All opponent’s cards on your side of the missions are considered to be under the
Take Control rules. This means that, if the source of the control leaves play,gets hidden or gets controlled, the controlled card goes back to the opponent in its current state and position.
Example:
I play Kabuto Yakushi (Infiltrator) and take a card from the opponent’s deck and put it hidden in my mission.This happens both if the character has been revealed or not.
If Kabuto leaves play, that character goes to the opponent on the other side of the Mission it currently is in.
This happens both if the character has been revealed or not.

To understand the system better, imagine something like this: the card that allows to take control of an opponent’s card receives a CONTROLLER token.
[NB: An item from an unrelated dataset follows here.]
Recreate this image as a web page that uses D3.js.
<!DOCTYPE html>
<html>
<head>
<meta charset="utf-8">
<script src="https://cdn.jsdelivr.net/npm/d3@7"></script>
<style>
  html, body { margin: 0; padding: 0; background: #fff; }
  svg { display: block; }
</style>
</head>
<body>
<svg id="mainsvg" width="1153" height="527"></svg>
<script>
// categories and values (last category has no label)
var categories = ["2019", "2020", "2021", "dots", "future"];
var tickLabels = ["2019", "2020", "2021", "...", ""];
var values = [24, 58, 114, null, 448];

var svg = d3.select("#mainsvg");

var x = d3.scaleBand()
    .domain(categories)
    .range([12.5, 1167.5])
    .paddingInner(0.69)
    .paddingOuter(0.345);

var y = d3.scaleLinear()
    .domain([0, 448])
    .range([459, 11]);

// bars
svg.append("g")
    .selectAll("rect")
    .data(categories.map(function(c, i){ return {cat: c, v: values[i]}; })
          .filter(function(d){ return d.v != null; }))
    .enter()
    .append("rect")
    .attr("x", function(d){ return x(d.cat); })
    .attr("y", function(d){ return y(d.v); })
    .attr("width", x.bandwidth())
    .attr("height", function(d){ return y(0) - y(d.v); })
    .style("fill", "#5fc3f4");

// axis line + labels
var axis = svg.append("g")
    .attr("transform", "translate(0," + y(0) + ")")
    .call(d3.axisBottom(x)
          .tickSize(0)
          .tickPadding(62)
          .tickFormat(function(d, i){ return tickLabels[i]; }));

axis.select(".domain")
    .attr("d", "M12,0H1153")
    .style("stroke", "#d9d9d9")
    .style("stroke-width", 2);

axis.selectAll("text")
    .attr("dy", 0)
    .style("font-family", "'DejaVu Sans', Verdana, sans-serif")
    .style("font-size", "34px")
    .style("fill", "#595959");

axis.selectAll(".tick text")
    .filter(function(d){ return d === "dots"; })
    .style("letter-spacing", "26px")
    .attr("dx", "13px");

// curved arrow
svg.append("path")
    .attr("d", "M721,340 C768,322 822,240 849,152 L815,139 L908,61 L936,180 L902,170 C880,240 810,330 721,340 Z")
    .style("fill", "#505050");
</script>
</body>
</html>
The cards that get controlled gets a “CONTROLLED ” token that follows the controlled character wherever it gets moved to, or if it changes state, for example being hidden.
In addition, if the controlled card leaves play, for example being discarded or defeated, it goes back to the owner’s discard pile. If it gets returned to hand, it goes to the owner’s hand.
Upgrading controlled and controller characters
If a Controller card is upgraded on, it keeps the Controller condition. If it gets hidden or leaves play, you give back the Controlled card.
If you Upgrade over a card you took control of , the top card is now dominant and that card isn’t controlled, it's already yours, so if the source of the control leaves play, the stack remains where it is. As soon as the controlled card is on the top of the stack again, it goes back to the owner because the controller has left play.
If the Controller leaves play and then gets played again, it doesn’t count as still controlling the card it controlled before: as soon as it left play it lost the “controller” condition that was linked to the controlled card, and the Controlled card will go back to the owner as soon as possible
How “Control” is broken and the Controlled goes back to the owner in the same state and mission:
- The controller is hidden
- The controller or controlled is defeated
- The controller or controlled leaves play, for example being returned to the deck or hand.